Highly debatable on the runaway success, but hope doesn't spring eternal on aB, it gushes.
 
Highly debatable on the runaway success, but hope doesn't spring eternal on aB, it gushes.

Dude, the most expensive condos in Boston in Millennium Tower and now the new Four Seasons have both set all time price records. What about Copley Tower would prevent it from being successful, ASIDE from economic growth collapsing, which isn't on the horizon yet. The location and views from high floors are arguably better than Millennium and FS, so just how is it so highly debatable?
 
When comparing to NYC and ultra-luxury condo sales / prices, you need to look at the inventory. There is a glut, literally dozens of ultra-high end condo and rental buildings that were built in the last 5-7 years. Add that to the buildings built in the pre-recession boom (8 Spruce, Armani Casa, etc.), plus all the buildings built over the decades.

In the last 3 years, within 10 N-S blocks and 2 E-W avenues of me, there have been 3 700ft+ rental towers (60+ floors and often over 700-800 apartments each), plus 2 35-story rental buildings, with another 700 footer on the way. This is addition to a ton of 10 floor condo buildings along the high line by BIG, Hadid, etc. along a few 1,000 footer condo buildings.
So, even a place like NYC has it's limits.

Boston has barely any high-rise full service buildings, but has plenty of people with money that want to live in the city... and not everyone wants to live in a brownstone.
I think Boston can absorb several more shiny, tall residential rental / condo buildings. This is not Miami where stuff is being built like crazy and no one has any idea who is going to live there.
 
Now is this design chose for this parcel/site? If so, do we have any information on the height/use of the building? Great looking unique building! I am really liking this design!


What an uglybug building!!!!:eek:
 
Boston has barely any high-rise full service buildings, but has plenty of people with money that want to live in the city... and not everyone wants to live in a brownstone.
I think Boston can absorb several more shiny, tall residential rental / condo buildings. This is not Miami where stuff is being built like crazy and no one has any idea who is going to live there.

this

Dude, the most expensive condos in Boston in Millennium Tower and now the new Four Seasons have both set all time price records. What about Copley Tower would prevent it from being successful, ASIDE from economic growth collapsing, which isn't on the horizon yet. The location and views from high floors are arguably better than Millennium and FS, so just how is it so highly debatable?

and this. nice.

lurking and looking up at the tall peaks in Grand Teton Natl Park (i can't do heat). :roll:
 
At the end of the day, it might not be anything like that to cause a "crash". Rumblings are that the new "mansion tax" is putting NYC into a "chill".

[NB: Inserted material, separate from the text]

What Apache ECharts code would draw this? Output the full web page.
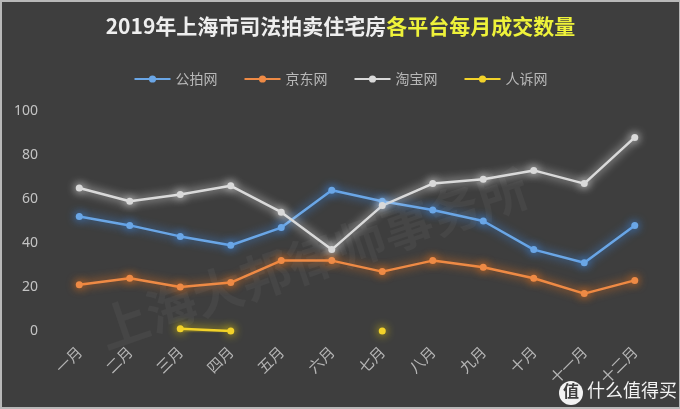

But it could be temporary, or maybe the real estate people are trying to scare everyone.

https://www.housingwire.com/article...e-as-wealthy-buyers-rush-to-avoid-mansion-tax

When comparing to NYC and ultra-luxury condo sales / prices, you need to look at the inventory. There is a glut, literally dozens of ultra-high end condo and rental buildings that were built in the last 5-7 years. Add that to the buildings built in the pre-recession boom (8 Spruce, Armani Casa, etc.), plus all the buildings built over the decades.

In the last 3 years, within 10 N-S blocks and 2 E-W avenues of me, there have been 3 700ft+ rental towers (60+ floors and often over 700-800 apartments each), plus 2 35-story rental buildings, with another 700 footer on the way. This is addition to a ton of 10 floor condo buildings along the high line by BIG, Hadid, etc. along a few 1,000 footer condo buildings.
So, even a place like NYC has it's limits.

Boston has barely any high-rise full service buildings, but has plenty of people with money that want to live in the city... and not everyone wants to live in a brownstone.
I think Boston can absorb several more shiny, tall residential rental / condo buildings. This is not Miami where stuff is being built like crazy and no one has any idea who is going to live there.
 
Demo prep appears to have begun including barricades being setup and junkers taking stuff out of the Dunkin.